Much of conventional economic theory revolves
around the assumption that an economy comprises rational actors seeking to
maximize utility. One implication of this hypothesis is that, all else being
equal, people will tend to favour a lower-priced product over a higher-priced
alternative.
However, research by behavioural economists and
psychologists—among them Daniel Kahneman of Princeton University—has cast
significant doubt upon the thesis of Homo economicus.
Contrary to the assertion that human beings tend to make rational decisions,
scholars have consistently found that decision-making is influenced by
cognitive biases, the perception of risk and reward, social pressures,
oversimplified snap judgements or prejudices, and various other subjective
factors that have very little to do with rationality.
This partly explains why many individuals choose
higher-priced products, even when all else is apparently equal—the authentic
Prada handbag versus a more affordable alternative; the glamorous Porsche, BMW,
or Ferrari versus a high-quality, reliable vehicle for half the price; a
painting by a famous artist for no reason other than its uniqueness and the
renown of its creator.
In conclusion, trying to compete on price is not
always an advisable strategy. But when can you reasonably expect that raising
the price of an item will deliver higher revenue? When is it best to stay put
or even go lower?
Subjective
perceptions of price
I often pass by a restaurant that attracts long
line-ups on the weekends, starting just before noon and continuing well into
the evening. This establishment offers tasty Mediterranean-style comfort food,
at a price that enables it to undercut its nearest competitors. Understandably,
it is tremendously popular.
Yet even in this case, we can see
less-than-rational economic behaviour at work. On rainy and chilly days,
lengthy queues still form outside this restaurant—which suggests that in the name
of a modest saving, customers gathered outside are willing to forgo both their
physical comfort and their precious time. (Is it really worth it?) Adding to
the complexity of the dilemma is the perception of sunk cost—the queuers may think to themselves “I’ve been standing
here for half an hour already; I might as well stick it out to the end.”
On the other hand, in my neighbourhood there is
a restaurant offering somewhat higher-quality Mediterranean fare for a higher
price.
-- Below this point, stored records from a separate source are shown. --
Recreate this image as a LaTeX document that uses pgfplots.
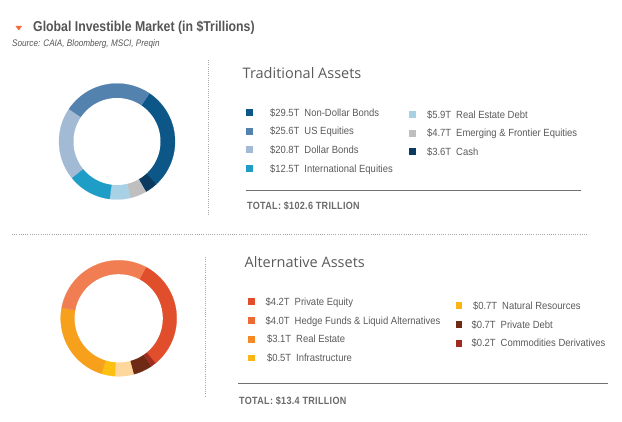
\documentclass[border=0pt]{standalone}
\usepackage{pgfplots}
\pgfplotsset{compat=1.18}
\usepackage{fontspec}
\setmainfont{Liberation Sans}
\newfontfamily\cond[FakeStretch=0.86]{Liberation Sans}
\newfontfamily\condleg[FakeStretch=0.91]{Liberation Sans}
\newfontfamily\condls[FakeStretch=0.86,LetterSpace=3]{Liberation Sans}
\newfontfamily\head{Open Sans}

\definecolor{titlegray}{HTML}{555555}
\definecolor{legtext}{HTML}{5A5A5A}
\definecolor{headgray}{HTML}{5A5A5A}
\definecolor{totgray}{HTML}{6A6A6A}
\definecolor{rulegray}{HTML}{707070}
\definecolor{dotgray}{HTML}{A8A8A8}
\definecolor{tri}{HTML}{F26B3A}
% traditional
\definecolor{ndb}{HTML}{0D5688}
\definecolor{useq}{HTML}{5282AD}
\definecolor{dolb}{HTML}{A3BAD4}
\definecolor{intl}{HTML}{1E9DC7}
\definecolor{red}{HTML}{A8D1E6}
\definecolor{emg}{HTML}{BFBFBF}
\definecolor{cash}{HTML}{0A3A5F}
% alternative
\definecolor{pe}{HTML}{E04E2B}
\definecolor{hf}{HTML}{F07E52}
\definecolor{hfl}{HTML}{EE6A35}
\definecolor{re}{HTML}{F6A01C}
\definecolor{rel}{HTML}{F58A25}
\definecolor{inf}{HTML}{FDC010}
\definecolor{infl}{HTML}{FDB515}
\definecolor{nr}{HTML}{FDD79B}
\definecolor{nrl}{HTML}{FDB515}
\definecolor{pd}{HTML}{6E2A14}
\definecolor{cd}{HTML}{9F2C1F}

\newcommand{\donutseg}[2]{%
  \pgfmathsetmacro{\aend}{\acur-#1/\tot*360}%
  \edef\dotemp{\noexpand\addplot[fill=#2, draw=#2, line width=0.2pt, domain=\aend:\acur, samples=60, forget plot] ({cos(x)},{sin(x)}) -- (axis cs:0,0) -- cycle;}%
  \dotemp
  \global\let\acur\aend}

\pgfplotsset{
  donut/.style={hide axis, scale only axis, width=116pt, height=116pt,
    xmin=-1, xmax=1, ymin=-1, ymax=1, anchor=center, clip=false},
  legax/.style={hide axis, scale only axis, width=5pt, height=5pt,
    xmin=0, xmax=1, ymin=0, ymax=1, anchor=north west,
    legend cell align=left,
    legend image code/.code={\fill[##1, draw=none] (0pt,-3.4pt) rectangle (6.8pt,3.4pt);},
    legend style={at={(0,1)}, anchor=north west, draw=none, fill=none,
      inner sep=0pt, outer sep=0pt, row sep=11.4pt, text=legtext,
      /tikz/every even column/.style={column sep=0pt},
      /tikz/every odd column/.style={column sep=0pt},
      font=\condleg\fontsize{10.4}{12}\selectfont,
      nodes={inner sep=0pt, text height=7.3pt, text depth=0pt}}},
}

\begin{document}
\begin{tikzpicture}
\path[use as bounding box] (0pt,0pt) rectangle (622pt,-422pt);

% header
\fill[tri] (15.5pt,-26pt) -- (22pt,-26pt) -- (18.75pt,-30.5pt) -- cycle;
\node[anchor=base west, inner sep=0pt, text=titlegray, font=\cond\bfseries\fontsize{14.3}{16}\selectfont] at (33pt,-31.7pt) {Global Investible Market (in \$Trillions)};
\node[anchor=base west, inner sep=0pt, text=titlegray, font=\cond\itshape\fontsize{9.5}{11}\selectfont] at (12pt,-46.5pt) {Source: CAIA, Bloomberg, MSCI, Preqin};

% separators
\draw[dotgray, line width=1pt, dash pattern=on 1pt off 1.2pt] (208.3pt,-60pt) -- (208.3pt,-215pt);
\draw[dotgray, line width=1pt, dash pattern=on 1pt off 1.2pt] (205pt,-257pt) -- (205pt,-397pt);
\draw[dotgray, line width=1pt, dash pattern=on 1pt off 1.2pt] (12pt,-234.3pt) -- (587pt,-234.3pt);
\draw[rulegray, line width=0.9pt] (246pt,-190pt) -- (581pt,-190pt);
\draw[rulegray, line width=0.9pt] (238pt,-383.3pt) -- (608pt,-383.3pt);

% headings and totals
\node[anchor=base west, inner sep=0pt, text=headgray, font=\head\fontsize{14.5}{17}\selectfont] at (242.5pt,-79pt) {Traditional Assets};
\node[anchor=base west, inner sep=0pt, text=headgray, font=\head\fontsize{14.5}{17}\selectfont] at (244.5pt,-267.7pt) {Alternative Assets};
\node[anchor=base west, inner sep=0pt, text=totgray, font=\condls\bfseries\fontsize{10.5}{12}\selectfont] at (247pt,-210pt) {TOTAL: \$102.6 TRILLION};
\node[anchor=base west, inner sep=0pt, text=totgray, font=\condls\bfseries\fontsize{10.5}{12}\selectfont] at (239pt,-404.3pt) {TOTAL: \$13.4 TRILLION};

% traditional donut
\begin{axis}[donut, at={(117pt,-141.5pt)}]
\def\tot{102.6}\gdef\acur{56}
\donutseg{29.5}{ndb}
\donutseg{3.6}{cash}
\donutseg{4.7}{emg}
\donutseg{5.9}{red}
\donutseg{12.5}{intl}
\donutseg{20.8}{dolb}
\donutseg{25.6}{useq}
\addplot[fill=white, draw=none, domain=0:360, samples=150, forget plot] ({0.75*cos(x)},{0.75*sin(x)}) -- cycle;
\end{axis}

% alternative donut
\begin{axis}[donut, at={(118.7pt,-318.3pt)}]
\def\tot{13.4}\gdef\acur{62}
\donutseg{4.2}{pe}
\donutseg{0.2}{cd}
\donutseg{0.7}{pd}
\donutseg{0.7}{nr}
\donutseg{0.5}{inf}
\donutseg{3.1}{re}
\donutseg{4.0}{hf}
\addplot[fill=white, draw=none, domain=0:360, samples=150, forget plot] ({0.76*cos(x)},{0.76*sin(x)}) -- cycle;
\end{axis}

% traditional legends
\begin{axis}[legax, at={(246pt,-108.8pt)}]
\addlegendimage{fill=ndb}\addlegendentry{\hspace{17.2pt}\$29.5T\hspace{5pt}Non-Dollar Bonds}
\addlegendimage{fill=useq}\addlegendentry{\hspace{17.2pt}\$25.6T\hspace{5pt}US Equities}
\addlegendimage{fill=dolb}\addlegendentry{\hspace{17.2pt}\$20.8T\hspace{5pt}Dollar Bonds}
\addlegendimage{fill=intl}\addlegendentry{\hspace{17.2pt}\$12.5T\hspace{5pt}International Equities}
\end{axis}
\begin{axis}[legax, at={(409pt,-110.8pt)}]
\addlegendimage{fill=red}\addlegendentry{\hspace{11.2pt}\$5.9T\hspace{5pt}Real Estate Debt}
\addlegendimage{fill=emg}\addlegendentry{\hspace{11.2pt}\$4.7T\hspace{5pt}Emerging \& Frontier Equities}
\addlegendimage{fill=cash}\addlegendentry{\hspace{11.2pt}\$3.6T\hspace{5pt}Cash}
\end{axis}

% alternative legends
\begin{axis}[legax, at={(248pt,-298.2pt)}]
\addlegendimage{fill=pe}\addlegendentry{\hspace{10.7pt}\$4.2T\hspace{5pt}Private Equity}
\addlegendimage{fill=hfl}\addlegendentry{\hspace{10.7pt}\$4.0T\hspace{5pt}Hedge Funds \& Liquid Alternatives}
\addlegendimage{fill=rel}\addlegendentry{\hspace{12.2pt}\$3.1T\hspace{5pt}Real Estate}
\addlegendimage{fill=infl}\addlegendentry{\hspace{12.2pt}\$0.5T\hspace{5pt}Infrastructure}
\end{axis}
\begin{axis}[legax, at={(455.5pt,-302.2pt)}]
\addlegendimage{fill=nrl}\addlegendentry{\hspace{10.7pt}\$0.7T\hspace{5pt}Natural Resources}
\addlegendimage{fill=pd}\addlegendentry{\hspace{9.2pt}\$0.7T\hspace{5pt}Private Debt}
\addlegendimage{fill=cd}\addlegendentry{\hspace{9.2pt}\$0.2T\hspace{5pt}Commodities Derivatives}
\end{axis}
\end{tikzpicture}
\end{document}
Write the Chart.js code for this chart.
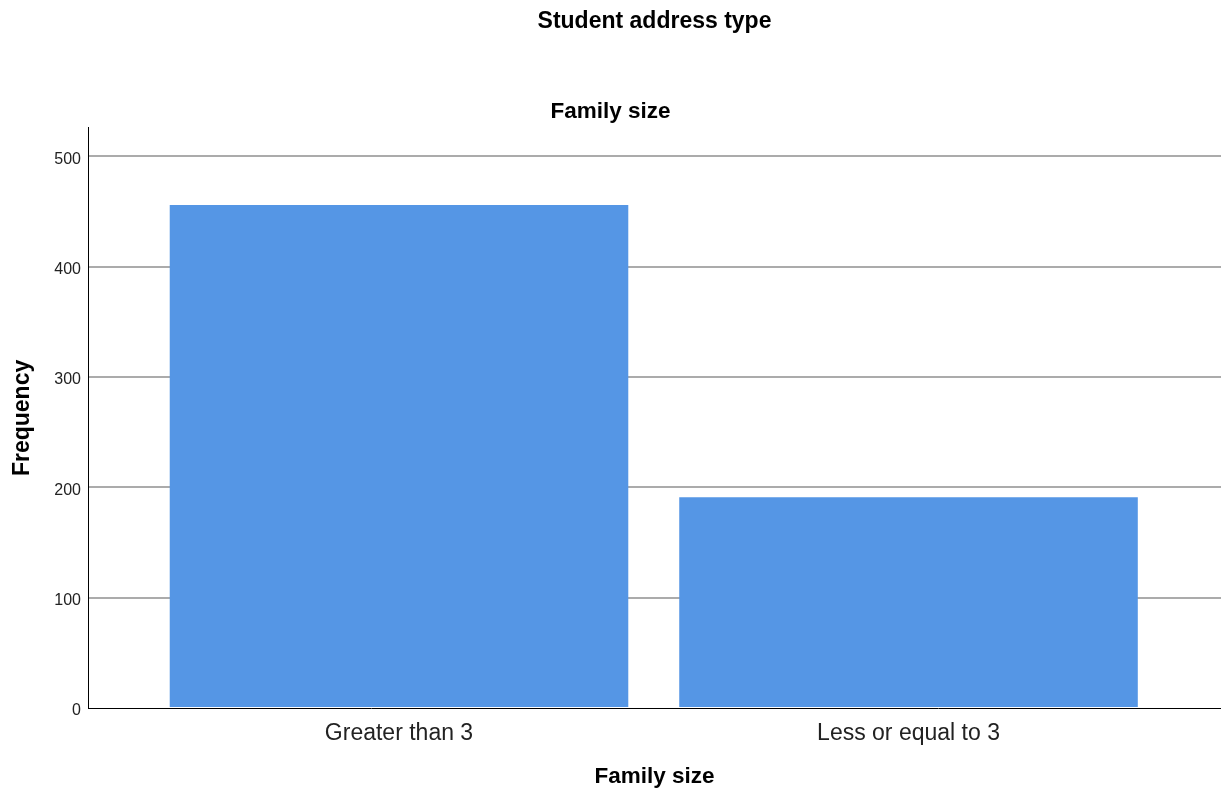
<!DOCTYPE html>
<html>
<head>
<meta charset="utf-8">
<script src="https://cdn.jsdelivr.net/npm/chart.js@4"></script>
<style>
  html, body { margin: 0; padding: 0; background: #fff; }
  #wrap { width: 1221px; height: 798px; }
</style>
</head>
<body>
<div id="wrap"><canvas id="freqChart"></canvas></div>
<script>
// Frequency of family size
const categories = ['Greater than 3', 'Less or equal to 3'];
const frequencies = [456, 191];
const yTicks = [0, 100, 200, 300, 400, 500];

const FONT = '"Liberation Sans", Arial, sans-serif';

const ctx = document.getElementById('freqChart').getContext('2d');

const freqChart = new Chart(ctx, {
  type: 'bar',
  data: {
    datasets: [
      {
        label: 'Frequency',
        data: categories.map((c, i) => ({ x: i, y: frequencies[i] })),
        backgroundColor: 'rgb(85, 150, 229)',
        borderWidth: 0,
        barPercentage: 0.9,
        categoryPercentage: 1.0
      }
    ]
  },
  options: {
    responsive: true,
    maintainAspectRatio: false,
    animation: false,
    layout: { padding: 0 },
    plugins: {
      legend: { display: false },
      tooltip: { enabled: false },
      title: {
        display: true,
        text: 'Student address type',
        fullSize: false,
        color: '#000',
        font: { family: FONT, size: 23, weight: 'bold' },
        padding: { top: 7.7, bottom: 63 }
      },
      subtitle: {
        display: true,
        text: 'Family size',
        fullSize: true,
        color: '#000',
        font: { family: FONT, size: 22.5, weight: 'bold' },
        padding: { top: 0, bottom: 2.5 }
      }
    },
    scales: {
      x: {
        type: 'linear',
        min: -0.6104,
        max: 1.6133,
        offset: false,
        afterBuildTicks: (axis) => { axis.ticks = categories.map((c, i) => ({ value: i })); },
        ticks: {
          autoSkip: false,
          maxRotation: 0,
          padding: 12,
          color: '#222',
          font: { family: FONT, size: 23 },
          callback: (v) => categories[v] ?? ''
        },
        grid: { display: false, drawTicks: false, offset: false },
        border: { display: true, color: '#000', width: 1 },
        title: {
          display: true,
          text: 'Family size',
          color: '#000',
          font: { family: FONT, size: 22.5, weight: 'bold' },
          padding: { top: 0, bottom: 7.5 }
        },
        afterFit: (axis) => { axis.height = 90; }
      },
      y: {
        min: 0,
        max: 526,
        afterBuildTicks: (axis) => { axis.ticks = yTicks.map(v => ({ value: v })); },
        ticks: {
          padding: 7,
          labelOffset: 3,
          color: '#222',
          font: { family: FONT, size: 16 }
        },
        grid: {
          drawTicks: false,
          lineWidth: 2,
          color: (c) => (c.tick && c.tick.value === 0 ? 'rgba(0,0,0,0)' : '#ababab')
        },
        border: { display: true, color: '#000', width: 1 },
        title: {
          display: true,
          text: 'Frequency',
          color: '#000',
          font: { family: FONT, size: 23, weight: 'bold' },
          padding: { top: 9, bottom: 0 }
        },
        afterFit: (axis) => { axis.width = 88; }
      }
    }
  }
});
</script>
</body>
</html>
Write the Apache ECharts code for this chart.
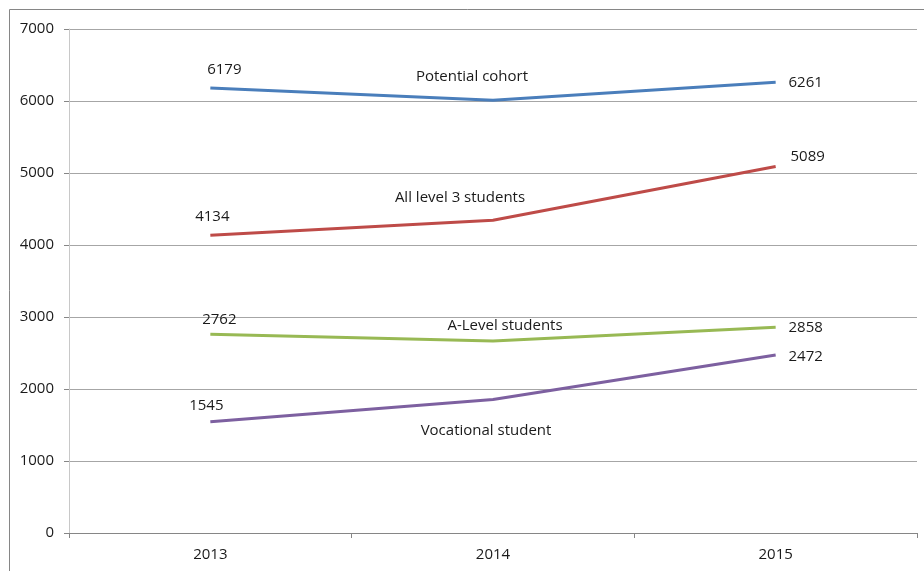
<!DOCTYPE html>
<html style="height: 100%">
<head>
    <meta charset="utf-8">
    <title>Level 3 cohort</title>
    <script type="text/javascript" src="https://cdn.jsdelivr.net/npm/echarts@6/dist/echarts.min.js"></script>
</head>
<body style="height: 100%; margin: 0; background: #fff;">
<div id="container" style="width: 924px; height: 571px;"></div>
<script type="text/javascript">
    // 数据
    var years = ['2013', '2014', '2015'];
    var seriesNames = ['Potential cohort', 'All level 3 students', 'A-Level students', 'Vocational student'];
    var potentialCohort = [6179, 6010, 6261];
    var allLevel3 = [4134, 4345, 5089];
    var aLevel = [2762, 2665, 2858];
    var vocational = [1545, 1855, 2472];
    var yTicks = [0, 1000, 2000, 3000, 4000, 5000, 6000, 7000];

    var colors = ['#4a7ebb', '#be4b48', '#98b954', '#7d60a0'];
    // label offsets per point: 2013 value, 2014 series name, 2015 value
    var offsets = [
        [[14, -18], [-21, -24], [30, 1]],
        [[2, -19], [-33, -22], [32, -10]],
        [[9, -14], [12, -15], [30, 1]],
        [[-4, -16], [-7, 31], [30, 2]]
    ];
    var allData = [potentialCohort, allLevel3, aLevel, vocational];

    var textFont = {fontFamily: 'Open Sans', fontSize: 15, color: '#1a1a1a'};

    var seriesList = [];
    for (var s = 0; s < allData.length; s++) {
        var items = [];
        for (var i = 0; i < allData[s].length; i++) {
            items.push({
                value: allData[s][i],
                label: {
                    show: true,
                    position: 'inside',
                    offset: offsets[s][i],
                    formatter: i == 1 ? seriesNames[s] : '{c}',
                    fontFamily: textFont.fontFamily,
                    fontSize: textFont.fontSize,
                    color: textFont.color
                }
            });
        }
        seriesList.push({
            name: seriesNames[s],
            type: 'line',
            data: items,
            symbol: 'circle',
            symbolSize: 0,
            showSymbol: true,
            lineStyle: {color: colors[s], width: 3},
            itemStyle: {color: colors[s]},
            emphasis: {disabled: true},
            animation: false
        });
    }

    var myChart = echarts.init(document.getElementById('container'));
    var option = {
        animation: false,
        grid: {left: 69, right: 7, top: 29, bottom: 38, containLabel: false},
        graphic: [{
            type: 'rect',
            shape: {x: 9.5, y: 9.5, width: 1000, height: 1000},
            style: {fill: 'none', stroke: '#868686', lineWidth: 1},
            silent: true
        }],
        xAxis: {
            type: 'category',
            data: years,
            boundaryGap: true,
            axisLine: {lineStyle: {color: '#868686'}},
            axisTick: {show: true, length: 5, lineStyle: {color: '#868686'}},
            axisLabel: {margin: 14, fontFamily: 'Open Sans', fontSize: 15, color: '#1a1a1a'}
        },
        yAxis: {
            type: 'value',
            min: yTicks[0],
            max: yTicks[yTicks.length - 1],
            interval: 1000,
            axisLine: {show: true, lineStyle: {color: '#c8c8c8'}},
            axisTick: {show: true, length: 5, lineStyle: {color: '#868686'}},
            axisLabel: {
                margin: 15,
                fontFamily: 'Open Sans',
                fontSize: 15,
                color: '#1a1a1a',
                formatter: function (v) { return String(v); }
            },
            splitLine: {lineStyle: {color: '#a6a6a6'}}
        },
        series: seriesList
    };
    myChart.setOption(option, true);
</script>
</body>
</html>
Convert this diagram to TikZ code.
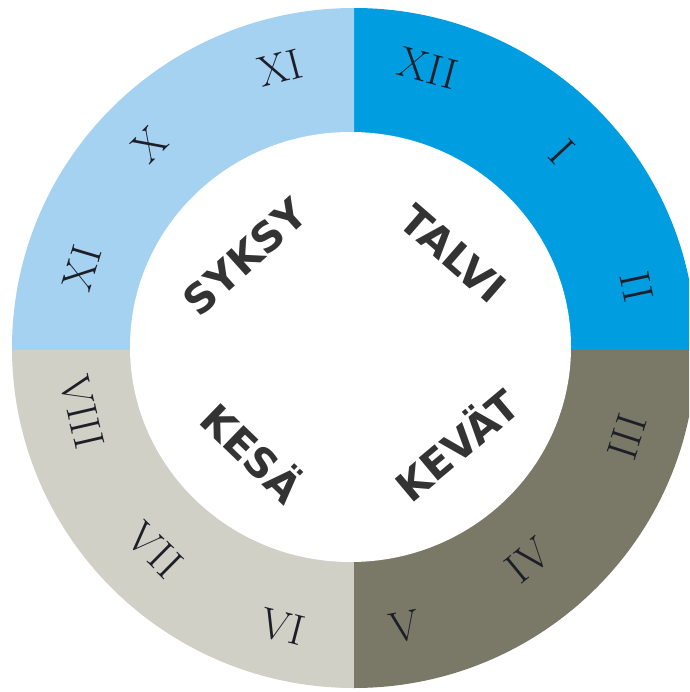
\documentclass[tikz,border=0pt]{standalone}
\usepackage{fontspec}
\newfontfamily\seasonfont{DejaVu Sans}
\definecolor{qwinter}{HTML}{009EE0}
\definecolor{qautumn}{HTML}{A6D2F2}
\definecolor{qsummer}{HTML}{D0D0C6}
\definecolor{qspring}{HTML}{7A7968}
\definecolor{wordcol}{HTML}{333333}
\definecolor{numcol}{HTML}{1E1E28}
\tikzset{
  numeral/.style={text=numcol, inner sep=0pt, font=\fontsize{43}{43}\selectfont},
  season/.style={text=wordcol, inner sep=0pt, font=\seasonfont\bfseries\fontsize{41}{41}\selectfont}
}
\begin{document}
\begin{tikzpicture}[x=1pt,y=-1pt]
\useasboundingbox (0,0) rectangle (689,692);
\clip (0,0) rectangle (689,692);
\begin{scope}
  \clip (354,350) rectangle (800,-100);
  \fill[qwinter] (354,348) ellipse [x radius=342, y radius=340];
\end{scope}
\begin{scope}
  \clip (354,350) rectangle (-100,-100);
  \fill[qautumn] (354,348) ellipse [x radius=342, y radius=340];
\end{scope}
\begin{scope}
  \clip (354,350) rectangle (-100,800);
  \fill[qsummer] (354,348) ellipse [x radius=342, y radius=340];
\end{scope}
\begin{scope}
  \clip (354,350) rectangle (800,800);
  \fill[qspring] (354,348) ellipse [x radius=342, y radius=340];
\end{scope}
\fill[white] (350.5,347) ellipse [x radius=220.5, y radius=215];

\node[numeral, rotate=-15] (n12) at (428,68) {XII};
\node[numeral, rotate=-47] (n1) at (562,152) {I};
\node[numeral, rotate=-78] (n2) at (637,287) {II};
\node[numeral, rotate=72] (n3) at (627,437) {III};
\node[numeral, rotate=39.5] (n4) at (528,560) {IV};
\node[numeral, rotate=10.4] (n5) at (405,627) {V};
\node[numeral, rotate=-14.5] (n6) at (282,627) {VI};
\node[numeral, rotate=-44.7] (n7) at (155,550) {VII};
\node[numeral, rotate=-77] (n8) at (82,412) {VIII};
\node[numeral, rotate=73.4] (n9) at (82,268) {XI};
\node[numeral, rotate=45] (n10) at (150,145) {X};
\node[numeral, rotate=14.8] (n11) at (280,68) {XI};

\node[season, rotate=42] (syksy) at (245,257) {SYKSY};
\node[season, rotate=-41] (talvi) at (453,254) {TALVI};
\node[season, rotate=-44] (kesa) at (254,451) {KESÄ};
\node[season, rotate=40] (kevat) at (455,443) {KEVÄT};
\end{tikzpicture}
\end{document}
This business has also enjoyed commercial success and recently
expanded—but I have yet to encounter a line-up stretching out the door and
halfway around the block.
Some customers may perceive products with higher
prices to be superior, even if this is not necessarily the case. Do you want
your enterprise to be perceived as a low-cost provider, a high-quality outfit
that people will be willing to pay a little extra for, or somewhere in the
middle? What value do you offer that others don’t? Answering those questions
will help you not only formulate a pricing strategy, but more clearly define
your brand identity too.
Merits of
cost-plus and value-based pricing

Generally, cost-plus pricing is more apt for
industries in which the items on offer are generic or easily substitutable, and
there are many competitors. If your business is a convenience store, or sells
items that are readily available elsewhere, you will probably need to maintain
a cost-plus strategy and keep a watchful eye on local competitors’ prices.
Value-based pricing is better suited to
industries in which the items on offer have some subjective quality—such as
association with a particular brand or celebrity, atmosphere and ambience (as
in a restaurant), or an inimitable experience or flavour. Businesses that deal
in goods and services of this kind enjoy more pricing flexibility, and can
often get away with raising prices gradually as their profile and reputation
grow. On the negative side, this strategy can invite more competition, and
complicates the task of establishing an appropriate price in the first place.
Determining the right price for your products is a challenge that doesn’t necessarily lend itself to a straigthtforward answer. Particularly in the early stages of a business, some trial and error may be necessary. Nonetheless, a coherent pricing strategy begins with defining the type of brand identity you want your business to embody.